**Stated task:** Leave out the pictures and set down exactly the lines from the start of the listing through the one with "const Y_MAX = 24.24;", both included.

§

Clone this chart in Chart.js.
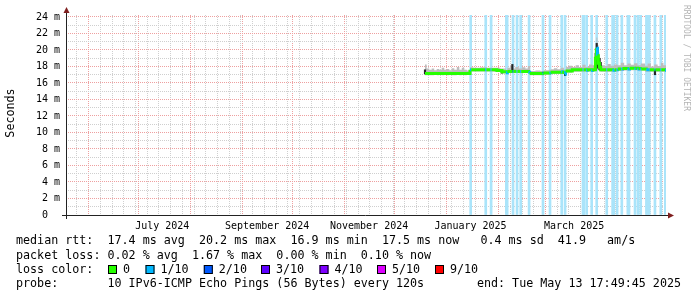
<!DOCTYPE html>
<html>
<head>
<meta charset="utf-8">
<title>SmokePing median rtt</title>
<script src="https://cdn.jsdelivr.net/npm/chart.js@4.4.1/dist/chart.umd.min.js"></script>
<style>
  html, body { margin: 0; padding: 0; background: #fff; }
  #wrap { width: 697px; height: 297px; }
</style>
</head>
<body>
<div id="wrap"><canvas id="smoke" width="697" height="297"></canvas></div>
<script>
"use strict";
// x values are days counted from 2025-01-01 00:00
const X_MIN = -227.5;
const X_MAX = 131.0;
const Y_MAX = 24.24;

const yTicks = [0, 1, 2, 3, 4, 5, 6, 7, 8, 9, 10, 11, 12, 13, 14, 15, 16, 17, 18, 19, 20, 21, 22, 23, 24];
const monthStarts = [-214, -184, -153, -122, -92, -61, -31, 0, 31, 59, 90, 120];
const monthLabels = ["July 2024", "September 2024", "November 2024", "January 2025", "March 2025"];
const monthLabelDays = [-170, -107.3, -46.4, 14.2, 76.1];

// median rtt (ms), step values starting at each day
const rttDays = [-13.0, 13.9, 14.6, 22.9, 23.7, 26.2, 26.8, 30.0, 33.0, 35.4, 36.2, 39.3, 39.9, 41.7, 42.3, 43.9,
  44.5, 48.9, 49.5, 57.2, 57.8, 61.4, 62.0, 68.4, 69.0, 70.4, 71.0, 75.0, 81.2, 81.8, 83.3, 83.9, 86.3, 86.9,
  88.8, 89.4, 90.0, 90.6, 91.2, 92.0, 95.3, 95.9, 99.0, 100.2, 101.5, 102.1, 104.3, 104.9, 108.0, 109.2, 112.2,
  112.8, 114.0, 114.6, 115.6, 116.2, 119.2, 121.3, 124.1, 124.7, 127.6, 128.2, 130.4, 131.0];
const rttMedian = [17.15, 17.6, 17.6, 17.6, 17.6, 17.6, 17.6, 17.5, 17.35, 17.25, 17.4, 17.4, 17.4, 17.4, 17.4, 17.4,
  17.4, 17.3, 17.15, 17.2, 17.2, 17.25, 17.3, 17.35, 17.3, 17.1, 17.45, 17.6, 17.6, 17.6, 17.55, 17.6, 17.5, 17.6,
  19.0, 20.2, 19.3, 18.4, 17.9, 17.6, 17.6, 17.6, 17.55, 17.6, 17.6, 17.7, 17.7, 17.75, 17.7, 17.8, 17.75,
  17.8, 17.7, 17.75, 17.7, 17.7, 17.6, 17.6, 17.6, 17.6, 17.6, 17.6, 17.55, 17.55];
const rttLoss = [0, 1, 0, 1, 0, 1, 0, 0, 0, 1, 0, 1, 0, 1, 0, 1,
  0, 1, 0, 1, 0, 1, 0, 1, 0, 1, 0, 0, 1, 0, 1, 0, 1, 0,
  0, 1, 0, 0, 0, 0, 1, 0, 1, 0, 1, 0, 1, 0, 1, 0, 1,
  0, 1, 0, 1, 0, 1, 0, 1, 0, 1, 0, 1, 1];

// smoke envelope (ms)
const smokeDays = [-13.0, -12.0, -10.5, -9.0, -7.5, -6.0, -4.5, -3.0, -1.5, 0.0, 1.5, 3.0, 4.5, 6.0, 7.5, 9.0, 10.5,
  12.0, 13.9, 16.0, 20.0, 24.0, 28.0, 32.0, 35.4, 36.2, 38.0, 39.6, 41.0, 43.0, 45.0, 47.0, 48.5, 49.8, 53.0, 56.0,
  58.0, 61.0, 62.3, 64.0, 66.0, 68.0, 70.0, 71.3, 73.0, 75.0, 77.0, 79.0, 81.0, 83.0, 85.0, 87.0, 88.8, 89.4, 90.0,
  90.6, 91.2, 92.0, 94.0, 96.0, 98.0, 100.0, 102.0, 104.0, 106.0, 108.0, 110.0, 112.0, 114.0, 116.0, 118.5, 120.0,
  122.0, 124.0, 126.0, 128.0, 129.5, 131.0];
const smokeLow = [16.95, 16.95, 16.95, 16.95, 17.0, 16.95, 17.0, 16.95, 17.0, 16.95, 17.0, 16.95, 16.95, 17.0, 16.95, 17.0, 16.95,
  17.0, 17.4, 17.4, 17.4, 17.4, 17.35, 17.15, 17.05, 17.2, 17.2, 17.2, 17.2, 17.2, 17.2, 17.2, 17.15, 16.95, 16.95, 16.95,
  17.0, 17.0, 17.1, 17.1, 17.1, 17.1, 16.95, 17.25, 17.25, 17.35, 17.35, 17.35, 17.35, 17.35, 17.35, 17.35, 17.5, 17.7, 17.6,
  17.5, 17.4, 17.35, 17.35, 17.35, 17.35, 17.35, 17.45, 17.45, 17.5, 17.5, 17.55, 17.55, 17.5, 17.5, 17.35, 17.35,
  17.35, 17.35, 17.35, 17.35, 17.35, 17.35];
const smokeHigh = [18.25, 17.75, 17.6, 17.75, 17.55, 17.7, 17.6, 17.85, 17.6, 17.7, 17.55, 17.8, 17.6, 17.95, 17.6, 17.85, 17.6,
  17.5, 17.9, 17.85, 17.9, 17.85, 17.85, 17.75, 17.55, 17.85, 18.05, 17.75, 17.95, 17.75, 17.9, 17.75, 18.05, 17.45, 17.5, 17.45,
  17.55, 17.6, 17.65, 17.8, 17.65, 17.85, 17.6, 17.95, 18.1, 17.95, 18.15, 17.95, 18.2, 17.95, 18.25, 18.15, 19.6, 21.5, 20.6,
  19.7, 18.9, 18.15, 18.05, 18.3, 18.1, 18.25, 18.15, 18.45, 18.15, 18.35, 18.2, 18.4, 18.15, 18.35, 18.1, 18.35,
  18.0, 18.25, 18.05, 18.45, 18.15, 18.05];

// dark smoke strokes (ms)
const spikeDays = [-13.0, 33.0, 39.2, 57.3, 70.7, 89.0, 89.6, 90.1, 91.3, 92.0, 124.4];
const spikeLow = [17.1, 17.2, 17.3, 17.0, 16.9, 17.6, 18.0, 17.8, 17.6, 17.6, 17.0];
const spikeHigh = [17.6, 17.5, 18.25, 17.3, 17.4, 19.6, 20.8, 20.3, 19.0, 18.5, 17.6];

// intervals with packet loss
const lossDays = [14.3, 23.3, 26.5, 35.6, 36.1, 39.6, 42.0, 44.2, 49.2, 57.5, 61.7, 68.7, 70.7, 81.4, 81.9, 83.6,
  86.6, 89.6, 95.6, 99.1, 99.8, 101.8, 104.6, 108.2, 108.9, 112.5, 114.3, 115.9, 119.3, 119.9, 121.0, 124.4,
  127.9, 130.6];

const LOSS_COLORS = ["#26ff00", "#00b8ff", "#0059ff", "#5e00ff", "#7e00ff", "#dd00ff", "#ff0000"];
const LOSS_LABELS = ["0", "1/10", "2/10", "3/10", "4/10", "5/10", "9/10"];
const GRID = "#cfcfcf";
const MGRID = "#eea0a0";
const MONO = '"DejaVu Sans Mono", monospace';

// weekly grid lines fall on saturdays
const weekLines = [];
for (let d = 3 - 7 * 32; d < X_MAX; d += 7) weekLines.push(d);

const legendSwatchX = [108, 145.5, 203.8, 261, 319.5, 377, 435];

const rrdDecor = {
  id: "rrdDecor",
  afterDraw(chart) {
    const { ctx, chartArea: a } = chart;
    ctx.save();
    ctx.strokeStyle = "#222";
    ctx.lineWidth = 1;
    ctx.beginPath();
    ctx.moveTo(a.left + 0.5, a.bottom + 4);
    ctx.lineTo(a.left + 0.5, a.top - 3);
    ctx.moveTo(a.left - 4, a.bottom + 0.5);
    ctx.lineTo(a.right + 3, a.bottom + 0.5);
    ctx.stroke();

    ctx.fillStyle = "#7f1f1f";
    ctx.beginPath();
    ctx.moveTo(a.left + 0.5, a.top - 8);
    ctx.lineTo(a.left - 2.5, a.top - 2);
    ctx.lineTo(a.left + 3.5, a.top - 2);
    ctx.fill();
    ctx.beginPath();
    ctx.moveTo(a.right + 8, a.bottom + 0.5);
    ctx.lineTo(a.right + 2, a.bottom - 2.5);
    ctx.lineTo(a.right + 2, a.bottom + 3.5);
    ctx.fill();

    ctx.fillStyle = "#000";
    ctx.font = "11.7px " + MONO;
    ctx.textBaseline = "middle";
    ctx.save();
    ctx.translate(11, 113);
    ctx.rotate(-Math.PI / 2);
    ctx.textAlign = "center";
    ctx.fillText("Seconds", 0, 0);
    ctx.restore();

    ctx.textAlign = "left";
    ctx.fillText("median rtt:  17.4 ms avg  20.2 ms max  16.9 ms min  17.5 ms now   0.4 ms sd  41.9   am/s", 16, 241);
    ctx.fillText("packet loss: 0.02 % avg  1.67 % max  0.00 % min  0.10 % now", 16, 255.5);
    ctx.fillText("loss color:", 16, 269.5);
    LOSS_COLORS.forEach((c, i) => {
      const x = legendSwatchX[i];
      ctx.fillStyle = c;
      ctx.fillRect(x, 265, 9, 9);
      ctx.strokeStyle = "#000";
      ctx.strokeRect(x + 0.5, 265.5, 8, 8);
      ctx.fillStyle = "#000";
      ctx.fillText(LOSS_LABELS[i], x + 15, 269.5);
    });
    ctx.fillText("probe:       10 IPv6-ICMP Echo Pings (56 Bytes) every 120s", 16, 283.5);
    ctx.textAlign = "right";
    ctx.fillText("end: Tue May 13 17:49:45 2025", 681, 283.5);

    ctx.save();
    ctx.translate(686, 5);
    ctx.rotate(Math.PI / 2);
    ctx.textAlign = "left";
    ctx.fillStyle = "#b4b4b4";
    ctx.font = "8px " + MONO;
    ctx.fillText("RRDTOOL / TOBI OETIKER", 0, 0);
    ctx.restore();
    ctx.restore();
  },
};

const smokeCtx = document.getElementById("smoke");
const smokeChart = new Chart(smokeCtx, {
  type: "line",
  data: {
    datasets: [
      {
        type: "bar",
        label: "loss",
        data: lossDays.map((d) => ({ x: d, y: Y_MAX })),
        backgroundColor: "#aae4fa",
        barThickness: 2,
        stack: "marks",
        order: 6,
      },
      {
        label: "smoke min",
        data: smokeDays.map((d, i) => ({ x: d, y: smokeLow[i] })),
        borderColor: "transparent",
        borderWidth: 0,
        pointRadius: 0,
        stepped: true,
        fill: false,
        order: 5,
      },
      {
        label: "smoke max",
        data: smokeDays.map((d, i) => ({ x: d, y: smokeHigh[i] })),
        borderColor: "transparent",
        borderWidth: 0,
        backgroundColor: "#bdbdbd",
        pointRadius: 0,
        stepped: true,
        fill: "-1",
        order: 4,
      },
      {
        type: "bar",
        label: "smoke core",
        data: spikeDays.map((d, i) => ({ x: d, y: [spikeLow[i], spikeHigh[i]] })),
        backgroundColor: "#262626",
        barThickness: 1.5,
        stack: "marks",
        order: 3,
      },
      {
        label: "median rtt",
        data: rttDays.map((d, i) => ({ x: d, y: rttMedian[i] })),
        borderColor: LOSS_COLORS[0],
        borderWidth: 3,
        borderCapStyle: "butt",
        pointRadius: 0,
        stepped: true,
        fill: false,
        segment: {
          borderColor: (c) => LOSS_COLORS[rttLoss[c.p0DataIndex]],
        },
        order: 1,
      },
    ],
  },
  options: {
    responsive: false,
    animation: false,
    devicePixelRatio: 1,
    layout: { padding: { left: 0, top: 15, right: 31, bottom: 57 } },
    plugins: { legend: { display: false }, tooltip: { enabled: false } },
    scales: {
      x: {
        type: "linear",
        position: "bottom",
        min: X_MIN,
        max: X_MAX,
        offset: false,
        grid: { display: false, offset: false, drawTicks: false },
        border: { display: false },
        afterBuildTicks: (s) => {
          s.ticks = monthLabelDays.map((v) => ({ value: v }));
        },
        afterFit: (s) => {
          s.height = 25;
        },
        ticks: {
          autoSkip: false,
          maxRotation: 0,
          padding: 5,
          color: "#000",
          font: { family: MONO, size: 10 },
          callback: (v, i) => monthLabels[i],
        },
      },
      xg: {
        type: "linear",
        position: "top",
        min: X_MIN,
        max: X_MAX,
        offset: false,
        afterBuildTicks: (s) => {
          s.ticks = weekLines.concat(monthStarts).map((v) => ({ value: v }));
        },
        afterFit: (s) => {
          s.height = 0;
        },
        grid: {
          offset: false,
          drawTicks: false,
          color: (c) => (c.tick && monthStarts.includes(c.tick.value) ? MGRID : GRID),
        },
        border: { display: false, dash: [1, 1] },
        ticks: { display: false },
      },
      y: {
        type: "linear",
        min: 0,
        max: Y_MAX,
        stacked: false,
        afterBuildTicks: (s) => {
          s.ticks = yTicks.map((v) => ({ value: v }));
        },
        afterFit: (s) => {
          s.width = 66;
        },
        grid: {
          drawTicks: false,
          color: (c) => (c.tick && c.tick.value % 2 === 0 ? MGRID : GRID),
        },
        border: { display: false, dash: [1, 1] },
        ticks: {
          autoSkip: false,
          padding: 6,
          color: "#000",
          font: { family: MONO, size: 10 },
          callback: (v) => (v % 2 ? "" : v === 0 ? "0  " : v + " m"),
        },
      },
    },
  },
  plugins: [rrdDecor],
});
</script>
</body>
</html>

§

**Completed exercise:**
Clone this chart in Chart.js.
<!DOCTYPE html>
<html>
<head>
<meta charset="utf-8">
<title>SmokePing median rtt</title>
<script src="https://cdn.jsdelivr.net/npm/chart.js@4.4.1/dist/chart.umd.min.js"></script>
<style>
  html, body { margin: 0; padding: 0; background: #fff; }
  #wrap { width: 697px; height: 297px; }
</style>
</head>
<body>
<div id="wrap"><canvas id="smoke" width="697" height="297"></canvas></div>
<script>
"use strict";
// x values are days counted from 2025-01-01 00:00
const X_MIN = -227.5;
const X_MAX = 131.0;
const Y_MAX = 24.24;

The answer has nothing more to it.